**WRITTEN EXERCISE**:
Write the data out again exactly, dropping any images it holds.
..............................
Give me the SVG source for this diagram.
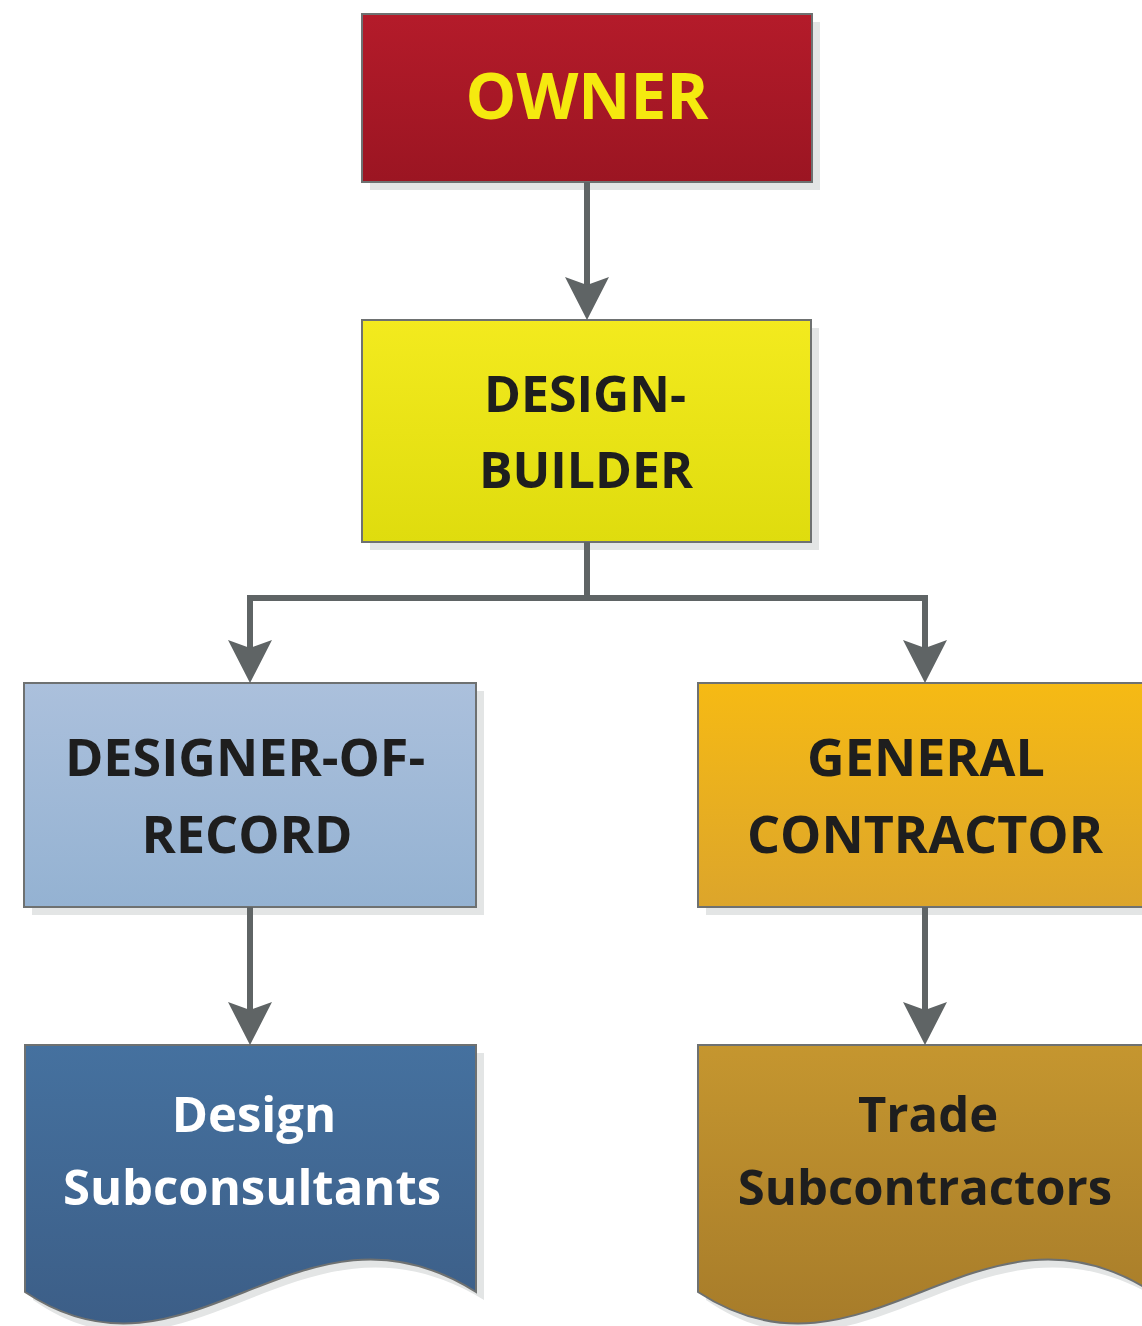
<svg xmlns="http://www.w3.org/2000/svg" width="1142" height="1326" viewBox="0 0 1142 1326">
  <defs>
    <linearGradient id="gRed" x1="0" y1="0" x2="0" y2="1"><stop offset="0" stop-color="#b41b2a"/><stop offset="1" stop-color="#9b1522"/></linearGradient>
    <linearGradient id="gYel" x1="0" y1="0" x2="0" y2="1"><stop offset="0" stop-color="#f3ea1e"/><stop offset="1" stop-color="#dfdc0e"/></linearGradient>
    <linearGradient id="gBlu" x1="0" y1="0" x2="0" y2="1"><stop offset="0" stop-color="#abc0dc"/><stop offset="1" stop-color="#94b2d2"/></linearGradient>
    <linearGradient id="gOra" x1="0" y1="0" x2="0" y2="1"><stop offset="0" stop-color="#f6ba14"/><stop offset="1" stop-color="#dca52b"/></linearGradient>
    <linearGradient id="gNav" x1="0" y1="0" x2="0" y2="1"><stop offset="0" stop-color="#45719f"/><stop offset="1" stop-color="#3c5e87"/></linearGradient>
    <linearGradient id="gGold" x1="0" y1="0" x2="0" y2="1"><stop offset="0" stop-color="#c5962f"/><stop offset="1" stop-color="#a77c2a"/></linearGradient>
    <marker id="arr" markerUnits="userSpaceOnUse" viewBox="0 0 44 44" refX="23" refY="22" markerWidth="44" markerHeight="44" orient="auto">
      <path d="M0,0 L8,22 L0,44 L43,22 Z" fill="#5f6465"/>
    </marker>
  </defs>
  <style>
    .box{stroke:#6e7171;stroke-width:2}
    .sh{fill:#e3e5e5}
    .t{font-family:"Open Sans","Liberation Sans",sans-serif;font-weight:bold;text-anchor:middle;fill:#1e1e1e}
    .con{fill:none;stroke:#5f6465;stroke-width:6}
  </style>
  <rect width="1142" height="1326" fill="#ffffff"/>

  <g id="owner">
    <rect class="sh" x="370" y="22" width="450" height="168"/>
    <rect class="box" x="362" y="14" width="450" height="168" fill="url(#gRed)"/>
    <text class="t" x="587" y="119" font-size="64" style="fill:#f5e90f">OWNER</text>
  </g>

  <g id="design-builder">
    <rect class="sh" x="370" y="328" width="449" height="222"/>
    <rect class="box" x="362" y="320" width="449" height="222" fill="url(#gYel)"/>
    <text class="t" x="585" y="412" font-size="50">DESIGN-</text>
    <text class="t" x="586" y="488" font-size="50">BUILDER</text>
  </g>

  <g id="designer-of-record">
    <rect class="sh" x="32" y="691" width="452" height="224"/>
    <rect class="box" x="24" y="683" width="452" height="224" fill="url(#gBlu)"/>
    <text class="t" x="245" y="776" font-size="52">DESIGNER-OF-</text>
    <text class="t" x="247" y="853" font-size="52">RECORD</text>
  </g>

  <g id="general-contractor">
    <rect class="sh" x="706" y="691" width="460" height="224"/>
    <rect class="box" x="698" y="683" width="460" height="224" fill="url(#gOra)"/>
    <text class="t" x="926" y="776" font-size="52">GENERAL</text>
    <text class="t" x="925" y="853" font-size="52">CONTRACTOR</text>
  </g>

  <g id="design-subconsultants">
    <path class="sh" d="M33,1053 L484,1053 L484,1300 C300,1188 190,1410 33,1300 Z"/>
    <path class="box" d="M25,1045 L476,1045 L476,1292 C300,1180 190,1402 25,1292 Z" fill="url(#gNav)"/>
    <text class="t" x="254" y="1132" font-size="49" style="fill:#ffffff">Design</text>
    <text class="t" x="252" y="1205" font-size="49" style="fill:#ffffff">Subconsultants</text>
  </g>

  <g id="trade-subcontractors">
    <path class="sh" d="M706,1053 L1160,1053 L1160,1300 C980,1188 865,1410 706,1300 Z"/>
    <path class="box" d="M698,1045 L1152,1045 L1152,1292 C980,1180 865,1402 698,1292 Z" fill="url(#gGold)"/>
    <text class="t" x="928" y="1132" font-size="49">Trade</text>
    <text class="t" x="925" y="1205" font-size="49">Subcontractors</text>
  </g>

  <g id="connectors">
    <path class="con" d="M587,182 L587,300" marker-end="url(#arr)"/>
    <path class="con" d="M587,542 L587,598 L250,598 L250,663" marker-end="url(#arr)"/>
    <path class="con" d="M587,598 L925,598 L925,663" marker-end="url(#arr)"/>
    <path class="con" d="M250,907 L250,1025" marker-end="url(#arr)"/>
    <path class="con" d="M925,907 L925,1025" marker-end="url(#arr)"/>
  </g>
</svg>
..............................
**RESPONSE**:
Give me the SVG source for this diagram.
<svg xmlns="http://www.w3.org/2000/svg" width="1142" height="1326" viewBox="0 0 1142 1326">
  <defs>
    <linearGradient id="gRed" x1="0" y1="0" x2="0" y2="1"><stop offset="0" stop-color="#b41b2a"/><stop offset="1" stop-color="#9b1522"/></linearGradient>
    <linearGradient id="gYel" x1="0" y1="0" x2="0" y2="1"><stop offset="0" stop-color="#f3ea1e"/><stop offset="1" stop-color="#dfdc0e"/></linearGradient>
    <linearGradient id="gBlu" x1="0" y1="0" x2="0" y2="1"><stop offset="0" stop-color="#abc0dc"/><stop offset="1" stop-color="#94b2d2"/></linearGradient>
    <linearGradient id="gOra" x1="0" y1="0" x2="0" y2="1"><stop offset="0" stop-color="#f6ba14"/><stop offset="1" stop-color="#dca52b"/></linearGradient>
    <linearGradient id="gNav" x1="0" y1="0" x2="0" y2="1"><stop offset="0" stop-color="#45719f"/><stop offset="1" stop-color="#3c5e87"/></linearGradient>
    <linearGradient id="gGold" x1="0" y1="0" x2="0" y2="1"><stop offset="0" stop-color="#c5962f"/><stop offset="1" stop-color="#a77c2a"/></linearGradient>
    <marker id="arr" markerUnits="userSpaceOnUse" viewBox="0 0 44 44" refX="23" refY="22" markerWidth="44" markerHeight="44" orient="auto">
      <path d="M0,0 L8,22 L0,44 L43,22 Z" fill="#5f6465"/>
    </marker>
  </defs>
  <style>
    .box{stroke:#6e7171;stroke-width:2}
    .sh{fill:#e3e5e5}
    .t{font-family:"Open Sans","Liberation Sans",sans-serif;font-weight:bold;text-anchor:middle;fill:#1e1e1e}
    .con{fill:none;stroke:#5f6465;stroke-width:6}
  </style>
  <rect width="1142" height="1326" fill="#ffffff"/>

  <g id="owner">
    <rect class="sh" x="370" y="22" width="450" height="168"/>
    <rect class="box" x="362" y="14" width="450" height="168" fill="url(#gRed)"/>
    <text class="t" x="587" y="119" font-size="64" style="fill:#f5e90f">OWNER</text>
  </g>

  <g id="design-builder">
    <rect class="sh" x="370" y="328" width="449" height="222"/>
    <rect class="box" x="362" y="320" width="449" height="222" fill="url(#gYel)"/>
    <text class="t" x="585" y="412" font-size="50">DESIGN-</text>
    <text class="t" x="586" y="488" font-size="50">BUILDER</text>
  </g>

  <g id="designer-of-record">
    <rect class="sh" x="32" y="691" width="452" height="224"/>
    <rect class="box" x="24" y="683" width="452" height="224" fill="url(#gBlu)"/>
    <text class="t" x="245" y="776" font-size="52">DESIGNER-OF-</text>
    <text class="t" x="247" y="853" font-size="52">RECORD</text>
  </g>

  <g id="general-contractor">
    <rect class="sh" x="706" y="691" width="460" height="224"/>
    <rect class="box" x="698" y="683" width="460" height="224" fill="url(#gOra)"/>
    <text class="t" x="926" y="776" font-size="52">GENERAL</text>
    <text class="t" x="925" y="853" font-size="52">CONTRACTOR</text>
  </g>

  <g id="design-subconsultants">
    <path class="sh" d="M33,1053 L484,1053 L484,1300 C300,1188 190,1410 33,1300 Z"/>
    <path class="box" d="M25,1045 L476,1045 L476,1292 C300,1180 190,1402 25,1292 Z" fill="url(#gNav)"/>
    <text class="t" x="254" y="1132" font-size="49" style="fill:#ffffff">Design</text>
    <text class="t" x="252" y="1205" font-size="49" style="fill:#ffffff">Subconsultants</text>
  </g>

  <g id="trade-subcontractors">
    <path class="sh" d="M706,1053 L1160,1053 L1160,1300 C980,1188 865,1410 706,1300 Z"/>
    <path class="box" d="M698,1045 L1152,1045 L1152,1292 C980,1180 865,1402 698,1292 Z" fill="url(#gGold)"/>
    <text class="t" x="928" y="1132" font-size="49">Trade</text>
    <text class="t" x="925" y="1205" font-size="49">Subcontractors</text>
  </g>

  <g id="connectors">
    <path class="con" d="M587,182 L587,300" marker-end="url(#arr)"/>
    <path class="con" d="M587,542 L587,598 L250,598 L250,663" marker-end="url(#arr)"/>
    <path class="con" d="M587,598 L925,598 L925,663" marker-end="url(#arr)"/>
    <path class="con" d="M250,907 L250,1025" marker-end="url(#arr)"/>
    <path class="con" d="M925,907 L925,1025" marker-end="url(#arr)"/>
  </g>
</svg>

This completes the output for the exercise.